→ **Challenge**
Copy out every line exactly, passing over the pictures.
►
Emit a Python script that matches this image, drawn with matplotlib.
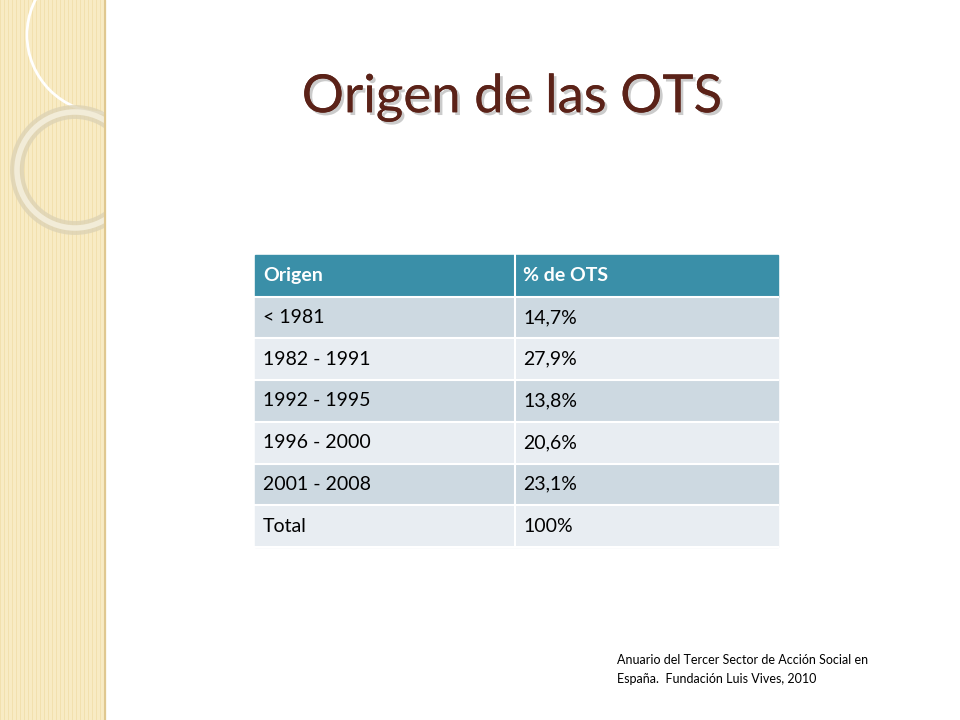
import matplotlib
matplotlib.use("Agg")
import matplotlib.pyplot as plt
import matplotlib.patheffects as pe
from matplotlib.patches import Rectangle, Circle

title = "Origen de las OTS"
headers = ["Origen", "% de OTS"]
origen = ["< 1981", "1982 - 1991", "1992 - 1995", "1996 - 2000", "2001 - 2008", "Total"]
porcentaje = ["14,7%", "27,9%", "13,8%", "20,6%", "23,1%", "100%"]
source = ["Anuario del Tercer Sector de Acción Social en", "España.  Fundación Luis Vives, 2010"]

fig = plt.figure(figsize=(9.6, 7.2), dpi=100)
ax = fig.add_axes([0, 0, 1, 1])
ax.set_xlim(0, 960); ax.set_ylim(720, 0); ax.axis("off")
fam = "Lato"

# left decorative strip
strip = Rectangle((0, 0), 105, 720, color="#f8ebc4", zorder=0)
ax.add_patch(strip)
for x in range(0, 106, 4):
    ax.plot([x, x], [0, 720], color="#f1deaa", lw=0.6, zorder=0)
c1 = Circle((105, 35), 78, fill=False, ec="#ffffff", lw=2, zorder=1)
c2 = Circle((75, 170), 58, fill=False, ec="#ddd3b4", lw=10, alpha=0.8, zorder=1)
c3 = Circle((75, 170), 58, fill=False, ec="#f2ecd8", lw=4, zorder=1)
for c in (c1, c2, c3):
    ax.add_patch(c)
    c.set_clip_path(strip)
ax.plot([105, 105], [0, 720], color="#e0c890", lw=1.5)

ax.text(512, 98, title, fontsize=38, color="#5b2218", ha="center", va="center", family=fam,
        path_effects=[pe.withSimplePatchShadow(offset=(2, -2), shadow_rgbFace="#999999", alpha=0.5),
                      pe.Normal()])

x0, xm, x1 = 255, 515, 778
y0, rh = 255, 41.7
ax.add_patch(Rectangle((x0, y0), x1 - x0, rh, color="#3a8fa8"))
for h, x in zip(headers, [x0, xm]):
    ax.text(x + 8, y0 + rh / 2, h, color="white", fontsize=14, fontweight="bold",
            va="center", family=fam)
for i, (o, p) in enumerate(zip(origen, porcentaje)):
    y = y0 + rh * (i + 1)
    c = "#cdd9e1" if i % 2 == 0 else "#e8edf2"
    ax.add_patch(Rectangle((x0, y), x1 - x0, rh, color=c))
    ax.text(x0 + 8, y + rh / 2, o, fontsize=14, va="center", family=fam, color="black")
    ax.text(xm + 8, y + rh / 2, p, fontsize=14, va="center", family=fam, color="black")
for i in range(len(origen) + 1):
    y = y0 + rh * (i + 1)
    ax.plot([x0, x1], [y, y], color="white", lw=1.5)
ax.plot([xm, xm], [y0, y0 + rh * 7], color="white", lw=1.5)

for k, s in enumerate(source):
    ax.text(617, 660 + 19 * k, s, fontsize=9, va="center", family=fam, color="black")

fig.savefig("out.png", dpi=100)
◄
→ **Task solution**
Emit a Python script that matches this image, drawn with matplotlib.
import matplotlib
matplotlib.use("Agg")
import matplotlib.pyplot as plt
import matplotlib.patheffects as pe
from matplotlib.patches import Rectangle, Circle

title = "Origen de las OTS"
headers = ["Origen", "% de OTS"]
origen = ["< 1981", "1982 - 1991", "1992 - 1995", "1996 - 2000", "2001 - 2008", "Total"]
porcentaje = ["14,7%", "27,9%", "13,8%", "20,6%", "23,1%", "100%"]
source = ["Anuario del Tercer Sector de Acción Social en", "España.  Fundación Luis Vives, 2010"]

fig = plt.figure(figsize=(9.6, 7.2), dpi=100)
ax = fig.add_axes([0, 0, 1, 1])
ax.set_xlim(0, 960); ax.set_ylim(720, 0); ax.axis("off")
fam = "Lato"

# left decorative strip
strip = Rectangle((0, 0), 105, 720, color="#f8ebc4", zorder=0)
ax.add_patch(strip)
for x in range(0, 106, 4):
    ax.plot([x, x], [0, 720], color="#f1deaa", lw=0.6, zorder=0)
c1 = Circle((105, 35), 78, fill=False, ec="#ffffff", lw=2, zorder=1)
c2 = Circle((75, 170), 58, fill=False, ec="#ddd3b4", lw=10, alpha=0.8, zorder=1)
c3 = Circle((75, 170), 58, fill=False, ec="#f2ecd8", lw=4, zorder=1)
for c in (c1, c2, c3):
    ax.add_patch(c)
    c.set_clip_path(strip)
ax.plot([105, 105], [0, 720], color="#e0c890", lw=1.5)

ax.text(512, 98, title, fontsize=38, color="#5b2218", ha="center", va="center", family=fam,
        path_effects=[pe.withSimplePatchShadow(offset=(2, -2), shadow_rgbFace="#999999", alpha=0.5),
                      pe.Normal()])

x0, xm, x1 = 255, 515, 778
y0, rh = 255, 41.7
ax.add_patch(Rectangle((x0, y0), x1 - x0, rh, color="#3a8fa8"))
for h, x in zip(headers, [x0, xm]):
    ax.text(x + 8, y0 + rh / 2, h, color="white", fontsize=14, fontweight="bold",
            va="center", family=fam)
for i, (o, p) in enumerate(zip(origen, porcentaje)):
    y = y0 + rh * (i + 1)
    c = "#cdd9e1" if i % 2 == 0 else "#e8edf2"
    ax.add_patch(Rectangle((x0, y), x1 - x0, rh, color=c))
    ax.text(x0 + 8, y + rh / 2, o, fontsize=14, va="center", family=fam, color="black")
    ax.text(xm + 8, y + rh / 2, p, fontsize=14, va="center", family=fam, color="black")
for i in range(len(origen) + 1):
    y = y0 + rh * (i + 1)
    ax.plot([x0, x1], [y, y], color="white", lw=1.5)
ax.plot([xm, xm], [y0, y0 + rh * 7], color="white", lw=1.5)

for k, s in enumerate(source):
    ax.text(617, 660 + 19 * k, s, fontsize=9, va="center", family=fam, color="black")

fig.savefig("out.png", dpi=100)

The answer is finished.